Minister of Tourism
- In office 30 June 2016 – 24 May 2021
- Prime Minister: Tuilaepa Aiono Sailele Malielegaoi
- Preceded by: Lautafi Fio Selafi Purcell
- Succeeded by: Fiamē Naomi Mataʻafa

Minister of Police
- In office 21 March 2011 – 25 November 2016
- Preceded by: Toleafoa Apulu Faafisi
- Succeeded by: Tuilaepa Aiono Sailele Malielegaoi

Minister of Prisons
- In office 21 March 2011 – 30 June 2016
- Preceded by: Toleafoa Apulu Faafisi
- Succeeded by: Tialavea Tionisio Hunt

Member of the Samoa Parliament for Sagaga No. 3
- In office 9 April 2021 – 29 August 2025
- Preceded by: None (seat created)
- Succeeded by: Sala Paulo Tuala Poto

Member of the Samoa Parliament for Gagaemauga No. 1
- In office 31 March 2006 – 9 April 2021
- Preceded by: Tuala Ainiu Iusitino
- Succeeded by: Tuala Iosefo Ponifasio

Personal details
- Party: Human Rights Protection Party

= Sala Fata Pinati =

Samoan politician

Sala Fata Pinati is a Samoan politician and former Cabinet Minister. He is a member of the Human Rights Protection Party.

== Career ==
Pinati was previously a member of the board of the Development Bank of Samoa. He was first elected to the Legislative Assembly of Samoa at the 2006 Samoan general election, and appointed Associate Minister of Agriculture. In 2007, he became Associate Minister of Education, and then from 2008 - 2010 he served as Associate Minister of Finance. Following the 2011 election he was prosecuted for bribery, but the charge was later dropped. In March 2011 he was appointed to Cabinet as Minister of Police and Prisons. During this term he separated management of prisons from the police, establishing an independent Samoa Prisons and Corrections Services.
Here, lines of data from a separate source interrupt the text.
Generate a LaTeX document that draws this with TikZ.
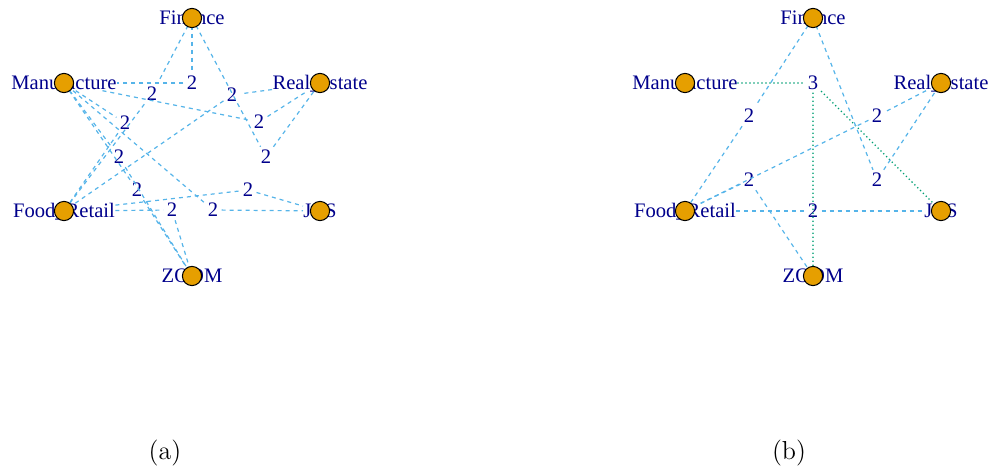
\documentclass[tikz,border=0pt]{standalone}
\usepackage{fontspec}
\newfontfamily\rfont{Liberation Serif}
\definecolor{vfill}{HTML}{E69F00}
\definecolor{eblue}{HTML}{56B4E9}
\definecolor{egreen}{HTML}{009E73}
\definecolor{lblue}{HTML}{00008B}
\begin{document}
\begin{tikzpicture}[x=0.5pt,y=-0.5pt]
      \useasboundingbox (0,0) rectangle (990,467);
      \tikzstyle{vname} = [font=\rfont\fontsize{10.3}{12}\selectfont, text=lblue, inner sep=0pt, text height=0.68em, text depth=0.05em]
      \tikzstyle{elab} = [font=\rfont\fontsize{10.3}{12}\selectfont, text=lblue, inner sep=1.5pt]
      \tikzstyle{vdot} = [circle, draw=black, fill=vfill, line width=0.5pt, inner sep=0pt, minimum size=9.6pt]
      \tikzstyle{edash} = [draw=eblue, line width=0.6pt, dash pattern=on 2pt off 2pt]
      \tikzstyle{edot} = [draw=egreen, line width=0.9pt, line cap=round, dash pattern=on 0pt off 2pt]
      \tikzstyle{subcap} = [font=\fontsize{13}{15}\selectfont, anchor=base]

      % (a)
      \begin{scope}
        \node[vname] (fin1) at (192,18) {Finance};
        \node[vname] (man1) at (64,83) {Manufacture};
        \node[vname] (rea1) at (320,83) {Real\_estate};
        \node[vname] (foo1) at (64,211) {Food\_Retail};
        \node[vname] (jcs1) at (320,211) {JCS};
        \node[vname] (zoo1) at (192,276) {ZOOM};

        \node[elab] (e1) at (192,83) {2};
        \node[elab] (e2) at (259,122) {2};
        \node[elab] (e3) at (232,95) {2};
        \node[elab] (e4) at (266,157) {2};
        \node[elab] (e5) at (248,190) {2};
        \node[elab] (e6) at (213,210) {2};
        \node[elab] (e7) at (172,210) {2};
        \node[elab] (e8) at (119,157) {2};
        \node[elab] (e9) at (137,190) {2};
        \node[elab] (e10) at (152,94) {2};
        \node[elab] (e11) at (125,123) {2};

        \draw[edash] (fin1) -- (e1) -- (man1);
        \draw[edash] (man1) -- (e2) -- (rea1);
        \draw[edash] (rea1) -- (e3) -- (foo1);
        \draw[edash] (fin1) -- (e4) -- (rea1);
        \draw[edash] (foo1) -- (e5) -- (jcs1);
        \draw[edash] (man1) -- (e6) -- (jcs1);
        \draw[edash] (foo1) -- (e7) -- (zoo1);
        \draw[edash] (man1) -- (e8) -- (zoo1);
        \draw[edash] (man1) -- (e9) -- (zoo1);
        \draw[edash] (fin1) -- (e10) -- (foo1);
        \draw[edash] (man1) -- (e11) -- (foo1);

        \node[vdot] (fin1c) at (fin1.center) {};
        \node[vdot] (man1c) at (man1.center) {};
        \node[vdot] (rea1c) at (rea1.center) {};
        \node[vdot] (foo1c) at (foo1.center) {};
        \node[vdot] (jcs1c) at (jcs1.center) {};
        \node[vdot] (zoo1c) at (zoo1.center) {};

        \node[subcap] (capa) at (165,459) {(a)};
      \end{scope}

      % (b)
      \begin{scope}
        \node[vname] (fin2) at (813,18) {Finance};
        \node[vname] (man2) at (685,83) {Manufacture};
        \node[vname] (rea2) at (941,83) {Real\_estate};
        \node[vname] (foo2) at (685,211) {Food\_Retail};
        \node[vname] (jcs2) at (941,211) {JCS};
        \node[vname] (zoo2) at (813,276) {ZOOM};

        \node[elab] (f1) at (813,83) {3};
        \node[elab] (f2) at (749,116) {2};
        \node[elab] (f3) at (877,116) {2};
        \node[elab] (f4) at (749,180) {2};
        \node[elab] (f5) at (877,180) {2};
        \node[elab] (f6) at (813,211) {2};

        \draw[edot] (man2) -- (f1) -- (jcs2);
        \draw[edot] (f1) -- (zoo2);
        \draw[edash] (fin2) -- (f2) -- (foo2);
        \draw[edash] (rea2) -- (f3) -- (foo2);
        \draw[edash] (foo2) -- (f4) -- (zoo2);
        \draw[edash] (fin2) -- (f5) -- (rea2);
        \draw[edash] (foo2) -- (f6) -- (jcs2);

        \node[vdot] (fin2c) at (fin2.center) {};
        \node[vdot] (man2c) at (man2.center) {};
        \node[vdot] (rea2c) at (rea2.center) {};
        \node[vdot] (foo2c) at (foo2.center) {};
        \node[vdot] (jcs2c) at (jcs2.center) {};
        \node[vdot] (zoo2c) at (zoo2.center) {};

        \node[subcap] (capb) at (789,459) {(b)};
      \end{scope}
\end{tikzpicture}
\end{document}
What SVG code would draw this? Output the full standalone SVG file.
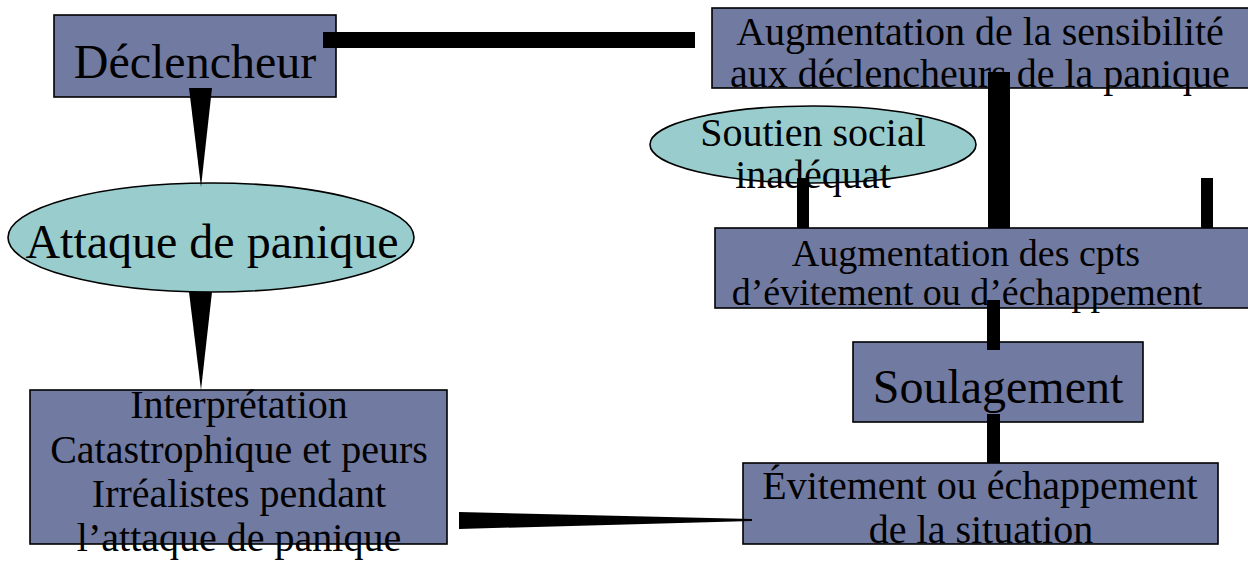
<svg xmlns="http://www.w3.org/2000/svg" width="1248" height="565" viewBox="0 0 1248 565">
<style>
.box{fill:#717AA1;stroke:#000;stroke-width:1.6}
.ell{fill:#99CCCC;stroke:#000;stroke-width:1.6}
text{font-family:"Liberation Serif","Times New Roman",serif;fill:#000;text-anchor:middle}
.big{font-size:48px}
.mid{font-size:40px}
.sm{font-size:38px}
.conn{fill:#000}
</style>
<rect width="1248" height="565" fill="#fff"/>
<g id="declencheur">
<rect class="box" x="54" y="15" width="282" height="82"/>
<text class="big" x="195" y="78">Déclencheur</text>
</g>
<g id="attaque">
<ellipse class="ell" cx="211" cy="237.5" rx="203" ry="54.5"/>
<text class="big" x="212" y="258">Attaque de panique</text>
</g>
<g id="interpretation">
<rect class="box" x="30" y="390" width="417" height="154"/>
<text class="mid" x="239" y="418">Interprétation</text>
<text class="mid" x="239" y="463">Catastrophique et peurs</text>
<text class="mid" x="239" y="507">Irréalistes pendant</text>
<text class="mid" x="239" y="551">l’attaque de panique</text>
</g>
<g id="sensibilite">
<rect class="box" x="712" y="8" width="538" height="80"/>
<text class="mid" x="980" y="45">Augmentation de la sensibilité</text>
<text class="mid" x="980" y="87">aux déclencheurs de la panique</text>
</g>
<g id="soutien">
<ellipse class="ell" cx="813" cy="144.5" rx="163" ry="38.5"/>
<text class="mid" x="813" y="146">Soutien social</text>
<text class="mid" x="813" y="188">inadéquat</text>
</g>
<g id="cpts">
<rect class="box" x="715" y="228" width="535" height="80"/>
<text class="sm" x="966" y="266">Augmentation des cpts</text>
<text class="sm" x="967" y="305">d’évitement ou d’échappement</text>
</g>
<g id="soulagement">
<rect class="box" x="853" y="342" width="290" height="80"/>
<text class="big" x="998" y="403">Soulagement</text>
</g>
<g id="evitement">
<rect class="box" x="743" y="463" width="475" height="81"/>
<text class="mid" x="980" y="499">Évitement ou échappement</text>
<text class="mid" x="981" y="543">de la situation</text>
</g>
<g id="connectors">
<rect class="conn" x="323" y="32" width="372" height="16"/>
<polygon class="conn" points="189,88 212,88 201,187"/>
<polygon class="conn" points="189,292 212,292 201,390"/>
<polygon class="conn" points="459,512 459,529 752,521 752,519"/>
<rect class="conn" x="988" y="72" width="22" height="156"/>
<rect class="conn" x="797" y="178" width="12" height="50"/>
<rect class="conn" x="1201" y="178" width="12" height="50"/>
<rect class="conn" x="987" y="300" width="13" height="50"/>
<rect class="conn" x="987" y="414" width="13" height="49"/>
</g>
</svg>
He was re-elected at the 2016 election, and retained his position as Minister of Police and Prisons. Following the election, he was again prosecuted for bribery, but the charge was again withdrawn. A Cabinet reshuffle in June 2016 saw him lose his Prisons portfolio to Tialavea Tionisio Hunt, instead becoming Minister of Tourism and the Public Trust Office. A further reshuffle in November 2016 saw him lose his Police portfolio to Prime Minister Tuilaepa Aiono Sailele Malielegaoi and pick up responsibility for the Audit Office and Bureau of Statistics.

He ran in the newly created Sagaga No. 3 electorate at the 2021 election and was elected.